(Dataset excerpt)
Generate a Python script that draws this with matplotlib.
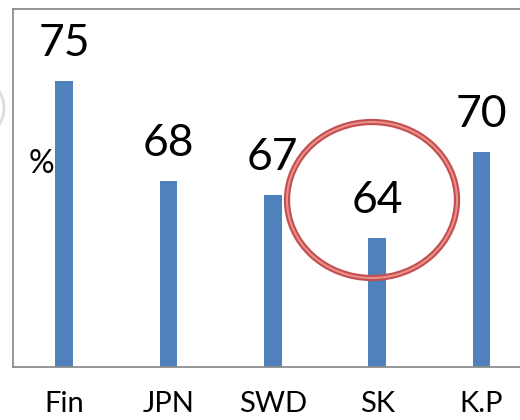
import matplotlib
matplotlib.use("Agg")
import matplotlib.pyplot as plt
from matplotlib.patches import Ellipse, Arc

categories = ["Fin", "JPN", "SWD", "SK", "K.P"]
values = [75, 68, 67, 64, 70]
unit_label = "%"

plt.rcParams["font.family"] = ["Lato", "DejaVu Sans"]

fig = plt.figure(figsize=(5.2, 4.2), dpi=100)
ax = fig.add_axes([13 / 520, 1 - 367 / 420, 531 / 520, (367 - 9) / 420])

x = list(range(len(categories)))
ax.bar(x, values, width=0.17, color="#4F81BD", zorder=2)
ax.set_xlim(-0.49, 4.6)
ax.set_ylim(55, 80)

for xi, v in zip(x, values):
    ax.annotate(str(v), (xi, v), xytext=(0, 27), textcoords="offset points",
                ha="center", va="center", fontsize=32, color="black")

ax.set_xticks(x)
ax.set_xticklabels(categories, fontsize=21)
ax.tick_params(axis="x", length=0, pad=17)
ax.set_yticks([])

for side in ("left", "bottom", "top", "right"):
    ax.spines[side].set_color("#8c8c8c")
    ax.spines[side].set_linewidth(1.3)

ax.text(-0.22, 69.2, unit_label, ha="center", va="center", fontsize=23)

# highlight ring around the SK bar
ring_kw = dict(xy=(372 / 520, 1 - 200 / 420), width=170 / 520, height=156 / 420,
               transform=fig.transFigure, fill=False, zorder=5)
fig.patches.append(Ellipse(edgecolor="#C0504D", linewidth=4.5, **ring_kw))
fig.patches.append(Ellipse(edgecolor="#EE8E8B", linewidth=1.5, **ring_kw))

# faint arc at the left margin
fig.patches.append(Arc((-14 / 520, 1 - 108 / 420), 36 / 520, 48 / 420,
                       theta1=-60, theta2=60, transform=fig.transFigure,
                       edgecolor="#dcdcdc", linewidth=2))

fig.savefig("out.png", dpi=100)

...

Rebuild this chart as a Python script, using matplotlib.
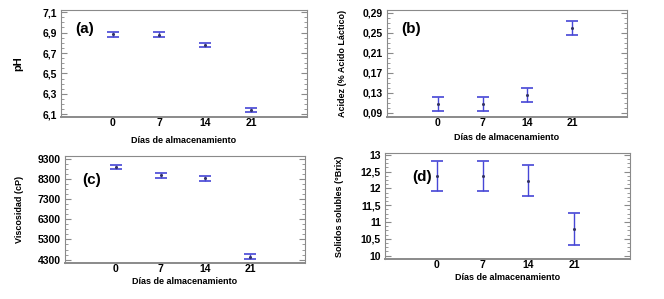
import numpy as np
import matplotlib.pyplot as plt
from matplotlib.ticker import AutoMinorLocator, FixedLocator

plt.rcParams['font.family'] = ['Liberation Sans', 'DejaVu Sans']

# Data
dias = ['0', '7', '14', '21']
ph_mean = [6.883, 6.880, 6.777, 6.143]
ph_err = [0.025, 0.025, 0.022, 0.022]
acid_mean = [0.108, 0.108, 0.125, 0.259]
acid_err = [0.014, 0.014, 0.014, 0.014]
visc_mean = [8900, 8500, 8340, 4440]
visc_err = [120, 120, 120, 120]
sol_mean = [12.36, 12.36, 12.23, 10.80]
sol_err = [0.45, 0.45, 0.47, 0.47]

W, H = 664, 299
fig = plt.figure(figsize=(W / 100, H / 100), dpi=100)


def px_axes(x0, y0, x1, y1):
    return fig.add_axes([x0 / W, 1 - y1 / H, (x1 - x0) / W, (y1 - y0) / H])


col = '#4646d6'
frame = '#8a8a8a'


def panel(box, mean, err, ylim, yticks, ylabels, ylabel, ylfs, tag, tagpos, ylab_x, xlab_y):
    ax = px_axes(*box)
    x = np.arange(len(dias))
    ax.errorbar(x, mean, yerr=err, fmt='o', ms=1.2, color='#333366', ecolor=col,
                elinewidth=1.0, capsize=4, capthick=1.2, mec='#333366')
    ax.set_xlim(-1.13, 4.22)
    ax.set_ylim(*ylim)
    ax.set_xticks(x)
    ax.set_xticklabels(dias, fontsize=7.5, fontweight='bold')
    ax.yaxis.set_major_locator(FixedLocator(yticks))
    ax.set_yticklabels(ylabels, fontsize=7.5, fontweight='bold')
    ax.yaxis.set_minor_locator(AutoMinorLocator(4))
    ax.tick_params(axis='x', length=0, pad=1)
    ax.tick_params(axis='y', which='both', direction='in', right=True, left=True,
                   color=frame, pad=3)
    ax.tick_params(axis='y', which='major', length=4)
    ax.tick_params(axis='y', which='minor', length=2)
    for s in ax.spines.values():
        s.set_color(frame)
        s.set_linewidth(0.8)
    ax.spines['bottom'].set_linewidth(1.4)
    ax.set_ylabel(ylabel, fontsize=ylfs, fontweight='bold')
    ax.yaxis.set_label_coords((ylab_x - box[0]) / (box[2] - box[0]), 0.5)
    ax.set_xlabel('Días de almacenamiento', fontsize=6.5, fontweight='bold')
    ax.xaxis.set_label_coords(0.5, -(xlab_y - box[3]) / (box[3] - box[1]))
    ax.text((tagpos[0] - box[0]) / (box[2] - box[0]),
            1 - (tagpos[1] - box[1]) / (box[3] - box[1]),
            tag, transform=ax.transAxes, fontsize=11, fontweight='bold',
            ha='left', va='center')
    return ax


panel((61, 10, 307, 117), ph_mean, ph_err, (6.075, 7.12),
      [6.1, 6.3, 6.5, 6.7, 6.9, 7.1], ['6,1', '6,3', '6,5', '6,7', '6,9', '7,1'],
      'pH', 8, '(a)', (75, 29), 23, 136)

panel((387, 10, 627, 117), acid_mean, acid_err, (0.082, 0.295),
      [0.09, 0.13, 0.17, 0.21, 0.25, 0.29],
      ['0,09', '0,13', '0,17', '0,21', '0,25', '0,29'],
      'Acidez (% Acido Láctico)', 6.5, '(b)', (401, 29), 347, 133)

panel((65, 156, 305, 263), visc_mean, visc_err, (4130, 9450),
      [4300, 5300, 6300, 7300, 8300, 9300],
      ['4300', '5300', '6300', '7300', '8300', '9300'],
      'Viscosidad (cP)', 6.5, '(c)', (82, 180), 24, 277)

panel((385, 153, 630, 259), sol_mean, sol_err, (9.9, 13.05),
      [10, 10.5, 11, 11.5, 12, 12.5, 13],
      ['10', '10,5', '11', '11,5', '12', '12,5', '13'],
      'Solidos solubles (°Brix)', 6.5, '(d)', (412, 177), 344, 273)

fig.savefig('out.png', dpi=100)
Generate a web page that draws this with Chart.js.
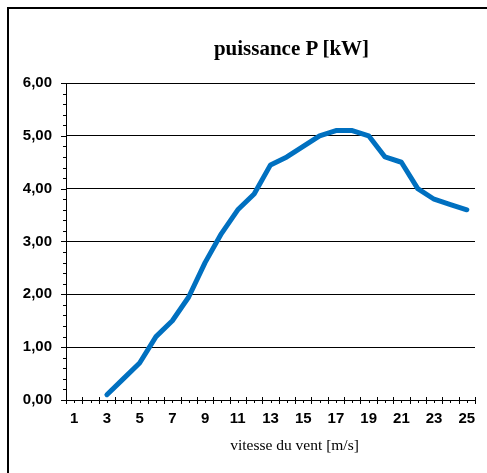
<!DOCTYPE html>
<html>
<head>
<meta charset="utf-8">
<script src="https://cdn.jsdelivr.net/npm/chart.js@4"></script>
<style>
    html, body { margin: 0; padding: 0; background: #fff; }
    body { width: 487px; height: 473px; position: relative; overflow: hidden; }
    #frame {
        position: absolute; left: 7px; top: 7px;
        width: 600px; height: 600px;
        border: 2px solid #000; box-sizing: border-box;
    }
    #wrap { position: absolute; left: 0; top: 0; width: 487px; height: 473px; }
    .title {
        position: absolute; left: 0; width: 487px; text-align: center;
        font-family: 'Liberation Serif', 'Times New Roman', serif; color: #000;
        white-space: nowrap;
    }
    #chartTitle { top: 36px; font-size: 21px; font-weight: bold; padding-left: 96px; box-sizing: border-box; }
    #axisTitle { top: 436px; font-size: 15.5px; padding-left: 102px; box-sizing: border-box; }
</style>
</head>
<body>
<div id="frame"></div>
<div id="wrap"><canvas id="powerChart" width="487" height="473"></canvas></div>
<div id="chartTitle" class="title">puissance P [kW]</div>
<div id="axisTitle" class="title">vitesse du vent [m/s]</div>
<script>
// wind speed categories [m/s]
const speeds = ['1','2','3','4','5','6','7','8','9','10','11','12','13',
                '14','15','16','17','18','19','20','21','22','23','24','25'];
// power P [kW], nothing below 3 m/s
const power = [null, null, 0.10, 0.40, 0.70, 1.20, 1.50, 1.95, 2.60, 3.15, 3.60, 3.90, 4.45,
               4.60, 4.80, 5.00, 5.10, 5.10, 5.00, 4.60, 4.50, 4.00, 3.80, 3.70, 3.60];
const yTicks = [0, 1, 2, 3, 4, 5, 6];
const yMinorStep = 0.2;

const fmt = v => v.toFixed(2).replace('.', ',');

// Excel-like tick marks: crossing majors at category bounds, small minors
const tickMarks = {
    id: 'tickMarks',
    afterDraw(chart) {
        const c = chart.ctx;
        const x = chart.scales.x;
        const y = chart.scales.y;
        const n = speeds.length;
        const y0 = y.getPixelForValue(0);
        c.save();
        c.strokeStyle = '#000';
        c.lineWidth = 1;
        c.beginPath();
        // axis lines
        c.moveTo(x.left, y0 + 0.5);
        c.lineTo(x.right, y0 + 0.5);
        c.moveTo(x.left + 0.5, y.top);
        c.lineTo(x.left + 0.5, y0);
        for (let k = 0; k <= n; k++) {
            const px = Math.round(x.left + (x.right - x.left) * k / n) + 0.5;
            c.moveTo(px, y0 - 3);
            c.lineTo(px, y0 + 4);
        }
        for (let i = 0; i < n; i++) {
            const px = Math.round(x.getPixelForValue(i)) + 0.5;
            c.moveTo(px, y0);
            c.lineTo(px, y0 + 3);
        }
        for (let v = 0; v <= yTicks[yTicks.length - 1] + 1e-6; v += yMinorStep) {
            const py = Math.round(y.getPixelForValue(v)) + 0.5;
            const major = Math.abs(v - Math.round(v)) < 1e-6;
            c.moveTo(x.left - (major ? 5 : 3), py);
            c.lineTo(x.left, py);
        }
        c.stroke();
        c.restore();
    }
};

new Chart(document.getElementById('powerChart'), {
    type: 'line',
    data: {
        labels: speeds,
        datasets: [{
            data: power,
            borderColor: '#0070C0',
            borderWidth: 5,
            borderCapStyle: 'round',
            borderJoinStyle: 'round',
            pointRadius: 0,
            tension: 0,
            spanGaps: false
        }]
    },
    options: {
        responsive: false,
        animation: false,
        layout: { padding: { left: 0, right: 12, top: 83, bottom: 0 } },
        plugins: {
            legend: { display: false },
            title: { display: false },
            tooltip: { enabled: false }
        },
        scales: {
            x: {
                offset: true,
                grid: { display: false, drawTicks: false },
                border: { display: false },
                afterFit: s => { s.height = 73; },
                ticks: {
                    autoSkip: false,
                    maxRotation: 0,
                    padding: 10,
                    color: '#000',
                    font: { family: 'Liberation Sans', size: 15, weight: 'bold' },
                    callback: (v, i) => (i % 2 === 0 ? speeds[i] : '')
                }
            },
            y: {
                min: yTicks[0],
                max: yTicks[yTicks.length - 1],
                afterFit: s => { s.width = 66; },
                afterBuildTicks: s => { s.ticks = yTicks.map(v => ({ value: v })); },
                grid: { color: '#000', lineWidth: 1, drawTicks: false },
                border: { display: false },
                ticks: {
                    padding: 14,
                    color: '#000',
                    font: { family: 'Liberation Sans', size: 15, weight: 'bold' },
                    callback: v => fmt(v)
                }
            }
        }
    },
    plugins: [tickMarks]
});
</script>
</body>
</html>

Problem statement: Go up to the line with "Generate a Python" and retype exactly from there through the line with "ax.spines[side].set_linewidth(1.3)". Leave out pictures.

The completed task:
Generate a Python script that draws this with matplotlib.
import matplotlib
matplotlib.use("Agg")
import matplotlib.pyplot as plt
from matplotlib.patches import Ellipse, Arc

categories = ["Fin", "JPN", "SWD", "SK", "K.P"]
values = [75, 68, 67, 64, 70]
unit_label = "%"

plt.rcParams["font.family"] = ["Lato", "DejaVu Sans"]

fig = plt.figure(figsize=(5.2, 4.2), dpi=100)
ax = fig.add_axes([13 / 520, 1 - 367 / 420, 531 / 520, (367 - 9) / 420])

x = list(range(len(categories)))
ax.bar(x, values, width=0.17, color="#4F81BD", zorder=2)
ax.set_xlim(-0.49, 4.6)
ax.set_ylim(55, 80)

for xi, v in zip(x, values):
    ax.annotate(str(v), (xi, v), xytext=(0, 27), textcoords="offset points",
                ha="center", va="center", fontsize=32, color="black")

ax.set_xticks(x)
ax.set_xticklabels(categories, fontsize=21)
ax.tick_params(axis="x", length=0, pad=17)
ax.set_yticks([])

for side in ("left", "bottom", "top", "right"):
    ax.spines[side].set_color("#8c8c8c")
    ax.spines[side].set_linewidth(1.3)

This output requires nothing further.